UMD Graduate Student Plays Role in Discovering Giant Mars Volcano Hidden in Plain Sight
Researchers including a University of Maryland doctoral student recently announced the discovery of a deeply eroded volcano near Mars’ equator that has profound implications in the search for life beyond Earth.
The scientists tentatively named it the Noctis (Latin for “of night”) volcano, and it’s located in the eastern part of Mars’ Tharsis province, a region that contains three of the planet’s biggest volcanoes. The find was announced this month at the 55th Lunar and Planetary Science Conference.
According to the researchers, including geology graduate student Sourabh Shubham, the structure was deeply eroded beyond easy recognition for decades after its first imaging by orbiting spacecraft in 1971. The scientists said the volcano may also feature a nearby buried glacier ice sheet, potentially both a subject of study and a valuable water resource for human exploration of the area.
“It’s really a combination of things that makes the Noctis volcano site exceptionally exciting,” said the study’s lead researcher, Pascal Lee, a planetary scientist with the SETI Institute and Mars Institute, based at NASA Ames Research Center. “It’s an ancient and long-lived volcano so deeply eroded that you could hike, drive or fly through it to examine, sample and date different parts of its interior to study Mars’ evolution through time.”
Lee and Shubham found the volcano while examining the geology of an area where they found the remains of a glacier last year. Located just south of Mars’ equator, it reaches over 29,600 feet in elevation and spans over 280 miles in diameter. Its gigantic size and the complex modifications to its shape indicate a long and tumultuous history.
The researchers theorize that the Noctis volcano was created through accumulations of pyroclastic matter (rocks ejected from explosive volcanic eruptions), lavas and ice before it lost the stereotypical volcanic cone shape via extensive tectonic activity. As fractures and faults developed, lavas began to rise, contributing to the loss of vast amounts of buried ice and the catastrophic collapses of entire sections of the volcano. Remnants of the original volcanic structure were found in the site’s perimeter, including lava flows, volcanic particulate materials such as ash, cinders and pumice; the area also features hydrated mineral deposits, which usually occur during high rates of evaporation of water in warm settings.
“This area of Mars is known to have a wide variety of hydrated minerals spanning a long stretch of Martian history. A volcanic setting for these minerals had long been suspected.

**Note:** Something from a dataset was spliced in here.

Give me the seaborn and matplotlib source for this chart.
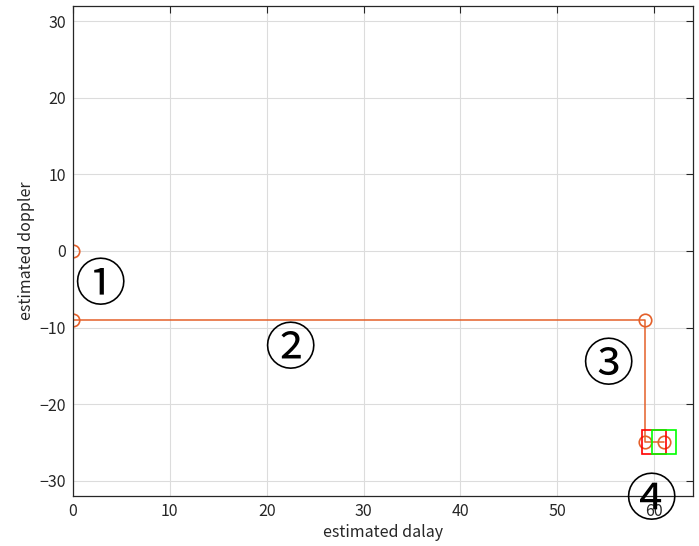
import matplotlib
matplotlib.use("Agg")
import matplotlib.pyplot as plt
import seaborn as sns
import pandas as pd

sns.set_theme(style="whitegrid")
plt.rcParams['font.family'] = ['Noto Sans CJK JP', 'DejaVu Sans']
plt.rcParams['axes.unicode_minus'] = True

path_delay = [0, 0, 59, 59, 61]
path_doppler = [0, -9, -9, -25, -25]
box_delay = [60, 61]
box_doppler = [-25, -25]
box_colors = ['#FF0000', '#00FF00']
labels = ['①', '②', '③', '④']
label_x = [2.8, 22.4, 55.2, 59.7]
label_y = [-4.6, -13.0, -15.1, -32.7]

df = pd.DataFrame({'delay': path_delay, 'doppler': path_doppler})

fig = plt.figure(figsize=(6.99, 5.46), dpi=100)
ax = fig.add_axes([0.1044, 0.0916, 0.887, 0.8974])
ax.set_facecolor('white')

sns.lineplot(data=df, x='delay', y='doppler', sort=False, estimator=None, ax=ax,
             color='#E4602A', linewidth=1.1, marker='o', markersize=9,
             markerfacecolor='none', markeredgecolor='#E4602A', markeredgewidth=1.2)

for bx, by, bc in zip(box_delay, box_doppler, box_colors):
    ax.plot([bx], [by], marker='s', markersize=17, markerfacecolor='none',
            markeredgecolor=bc, markeredgewidth=1.2, linestyle='none')

for t, lx, ly in zip(labels, label_x, label_y):
    ax.text(lx, ly, t, fontsize=37, ha='center', va='center', color='black',
            family=['Noto Sans CJK JP', 'DejaVu Sans'], clip_on=False)

ax.set_xlim(0, 64)
ax.set_ylim(-32, 32)
ax.set_xticks([0, 10, 20, 30, 40, 50, 60])
ax.set_yticks([-30, -20, -10, 0, 10, 20, 30])
ax.grid(True, color='#DCDCDC', linewidth=0.8)
ax.tick_params(direction='in', length=5, width=0.8, colors='#262626', labelsize=11.5,
               top=True, right=True, labelcolor='#262626', pad=5)
for s in ax.spines.values():
    s.set_visible(True)
    s.set_color('#262626')
    s.set_linewidth(0.9)
ax.set_xlabel('estimated dalay', fontsize=11.5, color='#262626', labelpad=3)
ax.set_ylabel('estimated doppler', fontsize=11.5, color='#262626', labelpad=3)

fig.savefig('out.png', dpi=100)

So, it may not be too surprising to find a volcano here,” said Shubham, co-author of the study and the researcher who connected the hydrated minerals to possible volcano-ice interactions at this site. “In some sense, this large volcano is a long-sought smoking gun.”
In addition to the volcano, the study reports the discovery of a large, approximately 2,000-square-mile area of volcanic deposits within the volcano’s perimeter. This “blistered terrain” appears as many low and rounded blister-like mounds, created by explosive steam venting or steam swelling when a thin blanket of hot volcanic matter comes to rest atop water or an ice-rich surface. Lee and Shubham suggest that ice might still be preserved under the volcanic blanket.
Much about this newly discovered volcano remains a mystery. Although it’s clear that the volcano has ancient origins, scientists remain uncertain of how long ago it first developed. Similarly, despite research indicating that Noctis volcano has erupted relatively recently in Mars’ history, it’s unknown if the volcano remains active or when it may erupt again.
Even as mysteries like these continue to puzzle scientists, the Noctis volcano is emerging as an exciting new location to study Mars’ geologic evolution and continue the search for life beyond Earth. The possible presence of glacier ice at shallow depths near the Martian equator means that humans could potentially explore a less frigid part of the planet with a source of water for hydration and rocket fuel production.
“[The region] has had a long history of heat interacting with water and ice, which makes it a prime location for astrobiology and our search for signs of life,” Lee said. “Finally, with glacier ice likely still preserved near the surface in a relatively warm equatorial region on Mars, the place is looking very attractive for robotic and human exploration.”